Dale Murphy -- can I skip the sanctimonious post-career (I mean the sanctimony of his variety, not mine :-)
Darryl Strawberry -- the most talented of the bunch probably (Parker, Allen) but I'll pass if I have to accept the baggage
Albert Belle -- part of me really wants to be Albert Belle ... but he was a massive jerk too.
Dick Allen -- he's on my contenders list too but nobody would buy me in the role of a proud, angry black man.
So I'll go with Evans.
Is that a Hall of Famer? No, but he doesn't miss by much. Certainly his career was much better than Rice's, which is another reason Rice's selection is problematic. Obviously Evans had a broad-based skill set, which works against him, but his peak was also not as concentrated as Rice's was.
In a just world Evans would receive more recognition than he has.
I did expect Evans to be a little closer to Winfield than he is. Winfield has a 130 OPS+, but in 2973 games.

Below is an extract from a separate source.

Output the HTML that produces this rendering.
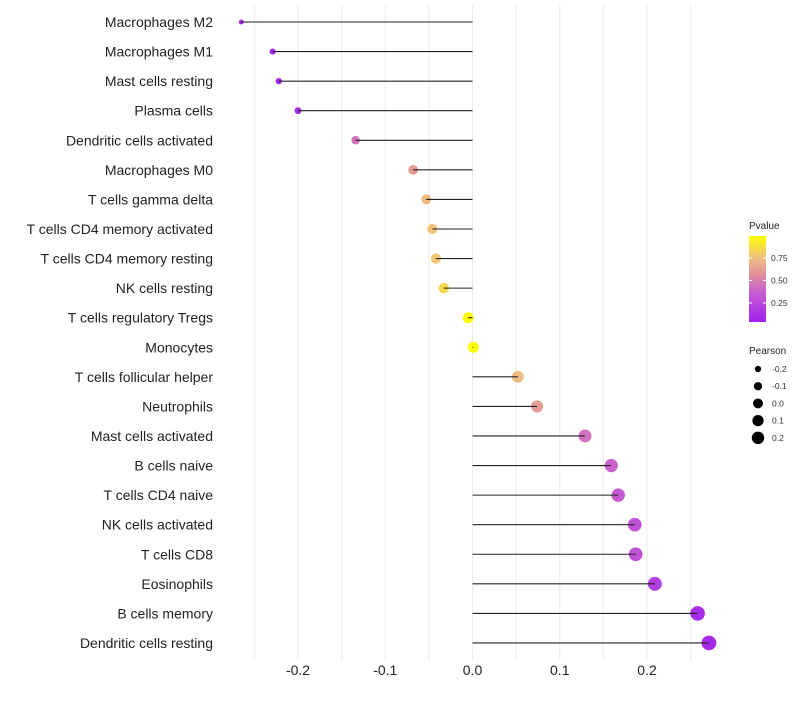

My HOF selections from this year's ballot, in bold:
Trammell
J. Bell
M. Williams
Dawson
Murphy
Parker
Gant
Henderson
Raines
Rice
G. Vaughn
M. Vaughn
Mattingly
McGwire
Baines
Blyleven
Cone
John
Morris
Orosco
Plesac
Smith
Yes, he was known for all those things. And they account for a solid 35 percent of his plate appearances. It's the other 65 percent, the times he made outs, that is problematic. And far too many of those outs were the result of him swinging and missing, or more often, trying to pull the damn thing and hitting a grounder to short. Hell, I suspect it's why he had so few intentional walks for a hitter of his caliber and, yes, reputation. If he came up in a situation where a walk was an acceptable outcome for the pitcher, better to throw pitches down and away and hope he chases, and allow the unintentional, intentional walk if he doesn't. If he does bite, you've got a good chance at an out. If it's some other hitter who won't swing at an offering outside the strike zone, then perhaps you just give him four free ones and let him take the base.
I've gotta move him down. He was as good as I'd thought in his 20s. But, amazingly, he played just 334 games from age 30 on. And, yet, he still played until age 37. That is one incredible string of short seasons.

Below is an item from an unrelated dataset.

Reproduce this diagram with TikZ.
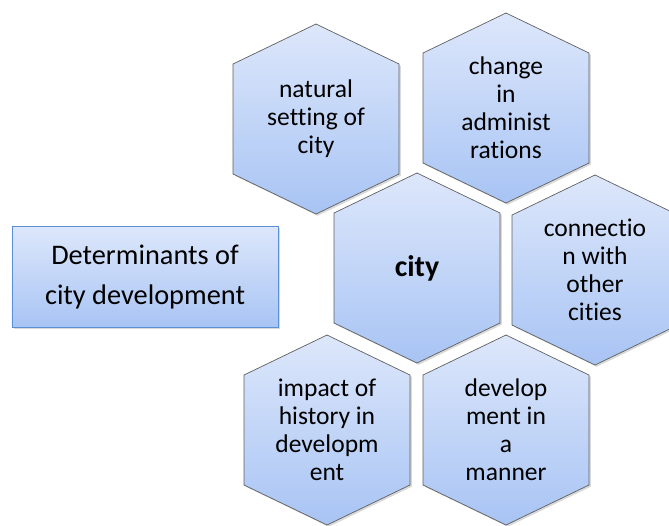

It's really one of the oddest -- and most fun -- careers you'll find.
Honestly, I can't imagine "fun" being used to describe Strawberry's career.

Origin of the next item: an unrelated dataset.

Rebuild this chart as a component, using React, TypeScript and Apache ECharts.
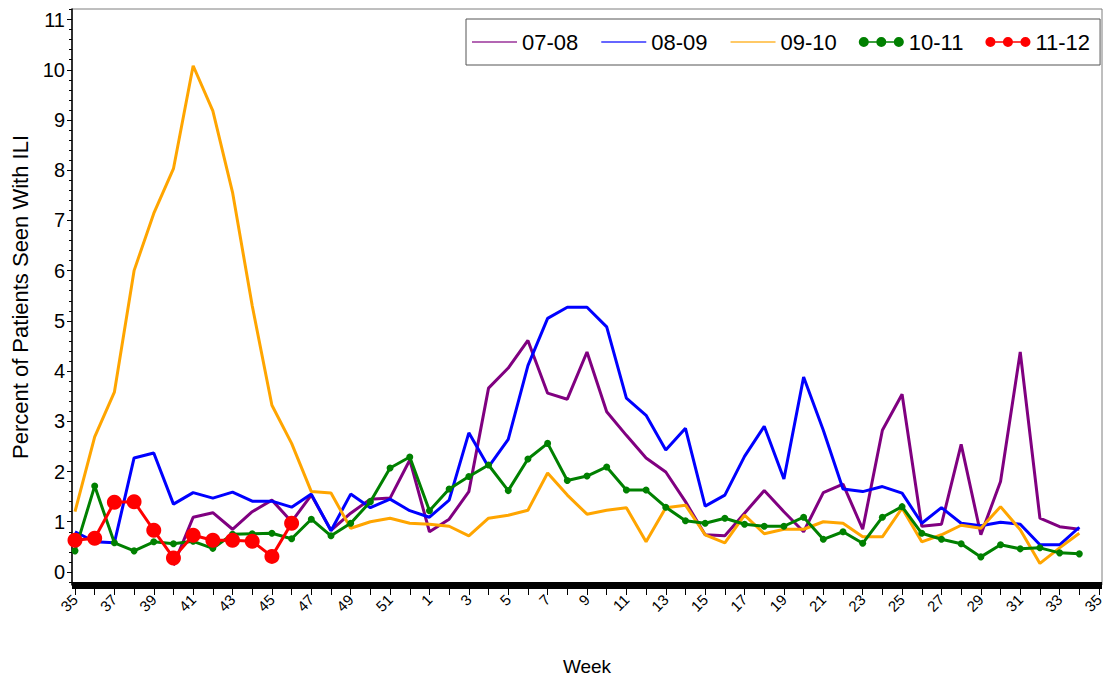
import React, { useEffect, useRef } from "react";
import * as echarts from "echarts";

const WEEK_LABELS = [
  "35", "36", "37", "38", "39", "40", "41", "42", "43", "44", "45", "46", "47", "48", "49", "50", "51", "52",
  "1", "2", "3", "4", "5", "6", "7", "8", "9", "10", "11", "12", "13", "14", "15", "16", "17", "18", "19", "20",
  "21", "22", "23", "24", "25", "26", "27", "28", "29", "30", "31", "32", "33", "34", "35",
];

const Y_TICKS = [0, 1, 2, 3, 4, 5, 6, 7, 8, 9, 10, 11];

const S_0708 = [
  null, null, null, null, null,
  0.13, 1.09, 1.18, 0.85, 1.2, 1.43, 1.0, 1.53, 0.83, 1.17, 1.45, 1.47, 2.23,
  0.8, 1.05, 1.6, 3.66, 4.06, 4.61, 3.56, 3.44, 4.38, 3.19,
  2.72, 2.27, 1.99, 1.4, 0.74, 0.72, 1.17, 1.62, 1.2, 0.8,
  1.58, 1.75, 0.85, 2.82, 3.54, 0.91, 0.95, 2.54, 0.74, 1.8,
  4.38, 1.07, 0.9, 0.85, null,
];

const S_0809 = [
  0.8, 0.6, 0.58, 2.27, 2.37, 1.35, 1.58, 1.47, 1.59, 1.41, 1.41, 1.29, 1.55, 0.82, 1.55, 1.28, 1.45, 1.22,
  1.09, 1.43, 2.77, 2.09, 2.64, 4.11, 5.05, 5.27, 5.27, 4.88,
  3.46, 3.12, 2.43, 2.86, 1.31, 1.53, 2.3, 2.9, 1.85, 3.88,
  2.82, 1.65, 1.6, 1.7, 1.57, 0.97, 1.28, 0.97, 0.92, 0.99,
  0.95, 0.54, 0.54, 0.89, null,
];

const S_0910 = [
  1.2, 2.69, 3.58, 6.0, 7.14, 8.03, 10.08, 9.18, 7.56, 5.3, 3.32, 2.56, 1.6, 1.57, 0.87, 1.0, 1.07, 0.97,
  0.95, 0.91, 0.72, 1.07, 1.13, 1.23, 1.97, 1.53, 1.15, 1.23,
  1.28, 0.6, 1.28, 1.33, 0.74, 0.58, 1.13, 0.76, 0.85, 0.85,
  1.0, 0.97, 0.7, 0.7, 1.27, 0.6, 0.74, 0.93, 0.87, 1.3,
  0.84, 0.17, 0.48, 0.77, null,
];

const S_1011 = [
  0.42, 1.71, 0.58, 0.42, 0.6, 0.56, 0.61, 0.47, 0.75, 0.76, 0.77, 0.66, 1.05, 0.72, 0.97, 1.4, 2.07, 2.29,
  1.22, 1.65, 1.9, 2.13, 1.62, 2.25, 2.56, 1.82, 1.91, 2.09,
  1.63, 1.63, 1.29, 1.02, 0.97, 1.07, 0.95, 0.91, 0.91, 1.09,
  0.65, 0.8, 0.57, 1.09, 1.3, 0.77, 0.65, 0.56, 0.3, 0.54,
  0.46, 0.48, 0.38, 0.36, null,
];

const S_1112 = [0.63, 0.67, 1.39, 1.4, 0.83, 0.28, 0.73, 0.63, 0.63, 0.61, 0.31, 0.97];

const SERIES_NAMES = ["07-08", "08-09", "09-10", "10-11", "11-12"];
const SERIES_COLORS = ["#800080", "#0000ff", "#ffa500", "#008000", "#ff0000"];

const FONT = "'Liberation Sans', Arial, Helvetica, sans-serif";

const DOTS_ICON =
  "path://M0,4.3 L45,4.3 L45,5.7 L0,5.7 Z " +
  "M0,5 a5,5 0 1,1 10,0 a5,5 0 1,1 -10,0 Z " +
  "M17.5,5 a5,5 0 1,1 10,0 a5,5 0 1,1 -10,0 Z " +
  "M35,5 a5,5 0 1,1 10,0 a5,5 0 1,1 -10,0 Z";

function toPairs(arr: (number | null)[]) {
  const out: [number, number][] = [];
  arr.forEach((v, i) => {
    if (v !== null && v !== undefined) out.push([i, v]);
  });
  return out;
}

export default function App() {
  const ref = useRef<HTMLDivElement>(null);

  useEffect(() => {
    if (!ref.current) return;
    const chart = echarts.init(ref.current, null, { renderer: "svg" });

    const xTickVals = WEEK_LABELS.map((_, i) => i);
    const xLabelVals = xTickVals.filter((i) => i % 2 === 0);
    const minorVals: number[] = [];
    for (let k = -1; k <= 56; k++) {
      const v = k / 5;
      if (k % 5 !== 0 && v > -0.26 && v < 11.21) minorVals.push(v);
    }

    const allData = [S_0708, S_0809, S_0910, S_1011, S_1112];

    const series: any[] = allData.map((arr, idx) => {
      const base: any = {
        name: SERIES_NAMES[idx],
        type: "line",
        data: toPairs(arr),
        color: SERIES_COLORS[idx],
        lineStyle: { width: 3, color: SERIES_COLORS[idx] },
        itemStyle: { color: SERIES_COLORS[idx] },
        showSymbol: false,
        symbol: "none",
      };
      if (idx === 3) {
        base.symbol = "circle";
        base.showSymbol = true;
        base.symbolSize = 7;
      }
      if (idx === 4) {
        base.symbol = "circle";
        base.showSymbol = true;
        base.symbolSize = 15;
      }
      return base;
    });

    const option: any = {
      animation: false,
      backgroundColor: "#ffffff",
      textStyle: { fontFamily: FONT },
      grid: {
        left: 72,
        right: 5,
        top: 9,
        bottom: 98,
        show: true,
        borderColor: "#7f7f7f",
        borderWidth: 1,
        backgroundColor: "transparent",
      },
      legend: {
        left: 466,
        top: 19,
        orient: "horizontal",
        itemWidth: 45,
        itemHeight: 10,
        itemGap: 22,
        padding: [12, 10, 12, 5],
        borderColor: "#555555",
        borderWidth: 1,
        backgroundColor: "#ffffff",
        textStyle: { fontSize: 22, color: "#000000", fontFamily: FONT },
        lineStyle: { width: 2, opacity: 0.6 },
        data: [
          { name: SERIES_NAMES[0], itemStyle: { opacity: 0 } },
          { name: SERIES_NAMES[1], itemStyle: { opacity: 0 } },
          { name: SERIES_NAMES[2], itemStyle: { opacity: 0 } },
          { name: SERIES_NAMES[3], icon: DOTS_ICON },
          { name: SERIES_NAMES[4], icon: DOTS_ICON },
        ],
      },
      xAxis: {
        type: "value",
        min: -0.152,
        max: 52.152,
        name: "Week",
        nameLocation: "middle",
        nameGap: 72,
        nameTextStyle: { fontSize: 19, color: "#000000", fontFamily: FONT },
        axisLine: { show: true, onZero: false, lineStyle: { color: "#000000", width: 7, cap: "butt" } },
        axisTick: {
          show: true,
          length: 10,
          customValues: xTickVals,
          lineStyle: { color: "#000000", width: 1 },
        },
        axisLabel: {
          show: true,
          customValues: xLabelVals,
          rotate: 45,
          margin: 12,
          fontSize: 15,
          color: "#000000",
          fontFamily: FONT,
          formatter: (v: number) => WEEK_LABELS[Math.round(v)],
        },
        splitLine: { show: false },
      },
      yAxis: [
        {
          type: "value",
          min: -0.26,
          max: 11.21,
          position: "left",
          name: "Percent of Patients Seen With ILI",
          nameLocation: "middle",
          nameGap: 41,
          nameTextStyle: { fontSize: 22, color: "#000000", fontFamily: FONT },
          axisLine: { show: true, onZero: false, lineStyle: { color: "#000000", width: 1.5 } },
          axisTick: {
            show: true,
            length: 5,
            customValues: Y_TICKS,
            lineStyle: { color: "#000000", width: 1 },
          },
          axisLabel: {
            show: true,
            customValues: Y_TICKS,
            margin: 7,
            fontSize: 20,
            color: "#000000",
            fontFamily: FONT,
          },
          splitLine: { show: false },
        },
        {
          type: "value",
          min: -0.26,
          max: 11.21,
          position: "left",
          axisLine: { show: false, onZero: false },
          axisTick: {
            show: true,
            length: 3,
            customValues: minorVals,
            lineStyle: { color: "#000000", width: 1 },
          },
          axisLabel: { show: false },
          splitLine: { show: false },
        },
      ],
      series,
    };

    chart.setOption(option);
    return () => {
      chart.dispose();
    };
  }, []);

  return (
    <div
      ref={ref}
      style={{ position: "fixed", left: 0, top: 0, width: 1107, height: 683, background: "#fff" }}
    />
  );
}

Well, I can't imagine the word "fun" being used to describe one of your posts :-)
Really. "Wicked" maybe. "Bumpy" or "crazy" perhaps. I'm just not seeing "fun."
Sure we can! "Tumor" is just one letter away from "humor"!
I think Evans is just out of the Hall of Fame - there's not enough peak there for me. That's not to say he'd disgrace the Hall, because he's better than a good number of the outfielders in it, especially when you consider his outstanding defense. But I'd have loved to have seen him bust out 2-3 160 OPS+ seasons in the middle of it. Of course, he might get one of those signature years if it wasn't for the strike, because he was about the best player in the AL that year.